Apple's tax affairs with Ireland sparked controversy long before the European Commission ruled four years ago that Ireland had struck sweetheart tax deals and ought to retrieve €13bn in back taxes, plus interest, from the phone giant.
However, a successful appeal brought to the EU General Court by the Government and Apple means that Ireland didn't break state-aid rules and that the huge tax pot will be staying with Apple after all.
For the Government, yesterday's ruling is only a break from its growing battles over multinationals and taxation.
The State has long pushed back against any attempt by the European Commission to encroach on its right to set corporation tax rates.
However, Finance Minister Paschal Donohoe, although welcoming the ruling, warned yesterday that new global ways of taxing the digital giants would inevitably bring iIreland's competitive tax regime back under the focus.
And a new potentially lethal threat has emerged from left field in recent days as the commission proposes new ways to get the agreement over taxing digital giants by means that appear to weaken the national vetoes of EU members over their corporate tax affairs.
Controversy surrounding Ireland's taxation of foreign companies isn't new. In 2011, Taoiseach Enda Kenny clashed with former French president Nicolas Sarkozy, who wanted Ireland to raise the 12.5% corporation tax rate in return for the country getting more favourable bailout terms.
The controversy over Apple's tax affairs and Ireland was first sparked in Europe but by Washington legislators.
When Apple CEO Tim Cook and his two senior colleagues were questioned by a US Senate sub-committee in 2013 the headlines generated in the world's business press were unsettling from the perspective of Ireland.
Some US lawmakers repeatedly characterised Ireland as a tax haven claiming behemoth Apple channelled billions of dollars of revenues from most places in the world outside north America through two Irish incorporated companies.
The charge sheet was that Apple paid little to the US in taxes on over half of its haul in global revenues.
Mr Cook put up a credible performance. Apple said it was the 35% corporate tax rate levied in the US that was the source of the problem. He said the Irish companies and holding company were long established and set up decades before the iPhone was even thought of.
Revenues going through the Irish companies had already been taxed somewhere in the world, said the top Apple executives.
At the time there was no consensus between the US lawmakers whether the tens of billions of corporate dollars officially left
un-patriated by many US companies constituted a problem in the first place for the US.
That was to change with the election of president Donald Trump whose corporation tax cuts helped US multinationals to repatriate billions back to the US.
The US hearing nonetheless thrust Ireland back into the international spotlight and the US business newspaper headlines were not friendly to Ireland. Apple’s submission to the Senate hearing mentioned the country a dozen times, and referred to its key Irish subsidiaries or the Irish tax codes a further 20 times or so.

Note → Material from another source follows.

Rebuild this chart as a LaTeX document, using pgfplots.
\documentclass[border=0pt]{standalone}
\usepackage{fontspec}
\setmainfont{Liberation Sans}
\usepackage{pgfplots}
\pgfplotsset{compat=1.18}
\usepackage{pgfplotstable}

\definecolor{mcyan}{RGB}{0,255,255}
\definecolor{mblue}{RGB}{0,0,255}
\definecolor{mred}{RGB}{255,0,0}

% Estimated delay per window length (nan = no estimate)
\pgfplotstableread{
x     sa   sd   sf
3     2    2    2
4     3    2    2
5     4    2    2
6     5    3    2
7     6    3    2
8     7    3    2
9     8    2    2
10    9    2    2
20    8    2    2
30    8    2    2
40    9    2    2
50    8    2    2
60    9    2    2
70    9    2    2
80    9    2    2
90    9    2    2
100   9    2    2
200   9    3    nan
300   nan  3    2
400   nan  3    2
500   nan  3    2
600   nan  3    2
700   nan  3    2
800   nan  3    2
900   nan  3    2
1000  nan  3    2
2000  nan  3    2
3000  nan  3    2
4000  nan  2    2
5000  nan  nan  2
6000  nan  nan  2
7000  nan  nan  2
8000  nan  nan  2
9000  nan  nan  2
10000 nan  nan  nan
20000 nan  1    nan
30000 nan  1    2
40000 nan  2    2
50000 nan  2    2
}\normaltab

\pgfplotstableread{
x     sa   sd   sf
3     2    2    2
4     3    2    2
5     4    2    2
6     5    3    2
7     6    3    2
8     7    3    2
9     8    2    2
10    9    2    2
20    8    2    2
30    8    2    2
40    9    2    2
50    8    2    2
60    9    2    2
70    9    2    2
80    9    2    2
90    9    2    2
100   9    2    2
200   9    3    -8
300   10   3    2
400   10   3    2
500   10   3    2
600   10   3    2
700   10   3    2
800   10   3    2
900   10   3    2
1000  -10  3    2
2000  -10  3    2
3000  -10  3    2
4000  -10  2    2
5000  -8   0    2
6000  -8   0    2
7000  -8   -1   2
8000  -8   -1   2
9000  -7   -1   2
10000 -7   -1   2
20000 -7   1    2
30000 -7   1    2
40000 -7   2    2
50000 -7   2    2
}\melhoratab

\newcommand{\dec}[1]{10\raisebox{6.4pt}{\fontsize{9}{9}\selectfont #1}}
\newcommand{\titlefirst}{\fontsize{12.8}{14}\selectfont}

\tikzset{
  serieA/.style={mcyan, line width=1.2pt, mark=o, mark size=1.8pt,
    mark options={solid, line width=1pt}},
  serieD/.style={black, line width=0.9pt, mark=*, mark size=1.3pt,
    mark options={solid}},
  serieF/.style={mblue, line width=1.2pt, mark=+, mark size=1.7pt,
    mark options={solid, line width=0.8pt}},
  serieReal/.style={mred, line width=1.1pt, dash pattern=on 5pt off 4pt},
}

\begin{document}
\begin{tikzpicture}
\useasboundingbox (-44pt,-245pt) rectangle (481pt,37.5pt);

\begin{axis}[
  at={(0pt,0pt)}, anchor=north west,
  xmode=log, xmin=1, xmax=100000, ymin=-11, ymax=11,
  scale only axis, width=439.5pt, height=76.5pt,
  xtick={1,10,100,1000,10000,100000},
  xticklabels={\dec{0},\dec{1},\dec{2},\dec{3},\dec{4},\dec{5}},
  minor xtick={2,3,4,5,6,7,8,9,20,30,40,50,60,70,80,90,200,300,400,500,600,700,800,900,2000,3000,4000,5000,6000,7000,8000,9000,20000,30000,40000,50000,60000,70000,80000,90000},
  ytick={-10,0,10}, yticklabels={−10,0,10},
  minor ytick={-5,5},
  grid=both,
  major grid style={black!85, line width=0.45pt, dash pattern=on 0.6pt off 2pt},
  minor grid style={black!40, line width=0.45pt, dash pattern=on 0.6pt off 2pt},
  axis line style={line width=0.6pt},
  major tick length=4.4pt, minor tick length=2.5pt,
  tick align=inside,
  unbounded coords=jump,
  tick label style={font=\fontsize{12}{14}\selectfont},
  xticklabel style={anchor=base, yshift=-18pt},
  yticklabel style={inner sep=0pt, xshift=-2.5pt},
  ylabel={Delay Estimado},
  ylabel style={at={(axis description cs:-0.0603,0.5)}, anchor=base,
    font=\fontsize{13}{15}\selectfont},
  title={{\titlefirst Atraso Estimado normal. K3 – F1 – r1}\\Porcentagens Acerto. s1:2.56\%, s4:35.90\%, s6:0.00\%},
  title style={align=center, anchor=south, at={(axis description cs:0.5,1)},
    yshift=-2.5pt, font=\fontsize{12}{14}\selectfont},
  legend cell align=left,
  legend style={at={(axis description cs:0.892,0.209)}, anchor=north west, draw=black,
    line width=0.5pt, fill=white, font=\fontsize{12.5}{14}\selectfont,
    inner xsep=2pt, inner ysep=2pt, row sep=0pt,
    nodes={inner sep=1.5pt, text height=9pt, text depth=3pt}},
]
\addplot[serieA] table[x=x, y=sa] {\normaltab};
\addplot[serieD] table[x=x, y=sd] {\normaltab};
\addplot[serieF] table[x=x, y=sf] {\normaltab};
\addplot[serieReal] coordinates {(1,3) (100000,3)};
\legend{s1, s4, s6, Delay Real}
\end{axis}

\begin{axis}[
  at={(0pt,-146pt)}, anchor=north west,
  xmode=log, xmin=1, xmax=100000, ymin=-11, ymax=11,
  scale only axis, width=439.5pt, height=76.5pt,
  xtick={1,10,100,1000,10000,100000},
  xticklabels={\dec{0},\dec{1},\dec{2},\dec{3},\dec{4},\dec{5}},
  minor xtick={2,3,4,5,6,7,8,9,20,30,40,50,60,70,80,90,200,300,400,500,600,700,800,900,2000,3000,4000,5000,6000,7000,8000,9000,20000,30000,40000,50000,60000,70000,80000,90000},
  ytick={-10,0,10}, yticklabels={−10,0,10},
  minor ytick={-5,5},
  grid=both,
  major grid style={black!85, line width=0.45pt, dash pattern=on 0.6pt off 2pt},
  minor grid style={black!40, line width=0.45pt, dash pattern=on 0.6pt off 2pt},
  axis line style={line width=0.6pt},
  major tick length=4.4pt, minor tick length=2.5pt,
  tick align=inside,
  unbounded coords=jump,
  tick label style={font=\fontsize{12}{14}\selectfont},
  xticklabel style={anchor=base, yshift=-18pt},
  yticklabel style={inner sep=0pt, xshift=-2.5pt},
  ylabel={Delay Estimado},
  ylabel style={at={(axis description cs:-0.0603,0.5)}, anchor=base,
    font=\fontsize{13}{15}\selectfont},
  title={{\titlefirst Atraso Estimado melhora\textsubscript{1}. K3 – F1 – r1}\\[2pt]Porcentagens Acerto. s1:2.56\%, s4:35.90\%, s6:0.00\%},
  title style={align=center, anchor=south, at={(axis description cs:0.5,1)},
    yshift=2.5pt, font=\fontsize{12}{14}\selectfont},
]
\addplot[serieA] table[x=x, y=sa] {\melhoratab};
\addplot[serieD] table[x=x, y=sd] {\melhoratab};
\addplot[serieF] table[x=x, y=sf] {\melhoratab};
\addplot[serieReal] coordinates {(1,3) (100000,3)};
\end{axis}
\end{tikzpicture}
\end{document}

Subsequent Irish budgets closed some of the most egregious aspects of corporate tax procedures. Without fanfare in the budget speech itself, in late 2013, former finance minister Michael Noonan addressed the issue of 'stateless' companies under Irish tax law. It was a sign of Irish concerns about potential reputational damage following the US Senate hearing. Ireland had effectively been bracketed alongside Europe’s mountainous and island tax havens.

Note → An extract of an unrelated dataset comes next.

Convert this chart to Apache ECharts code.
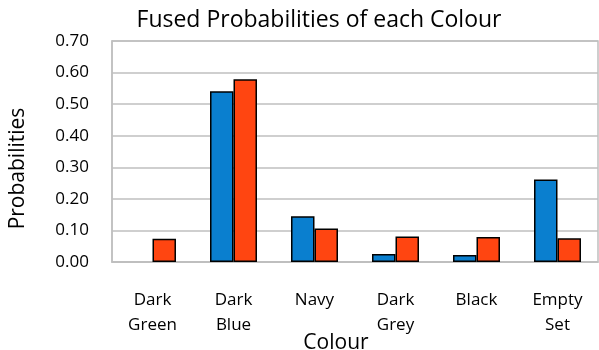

Mr Noonan went on, in 2014, to announce the phasing out over a number of years of the 'double Irish' tax arrangements used by many other multinational companies.
Ireland was also engaged in the initiative driven by the world’s largest industrialised economies, run by the Paris-based Organisation for Economic Cooperation and Development, designed to reform the world’s tax system.
The Department of Finance had repeatedly said Ireland had little to fear from the Group of Eight major economies initiative under the umbrella of the OECD’s so-called Base Erosion and Profit Shifting project. The setting of corporate tax rates remains in the hands of sovereign governments.
In many ways, the international tax debate has come full circle.
In summer 2014, Brussels regulators announced the opening up of formal investigations into corporate-tax deals supposedly struck in Ireland, Luxembourg and the Netherlands.
The Commission went on, unsuccessfully so far, to refine its long-standing common consolidated plan to tax company profits on the basis of where companies generate their sales, and not on the basis of country of incorporation.
It also wants to tax the digital giants. The challenge for Ireland remains that of keeping sovereignty over its corporation tax.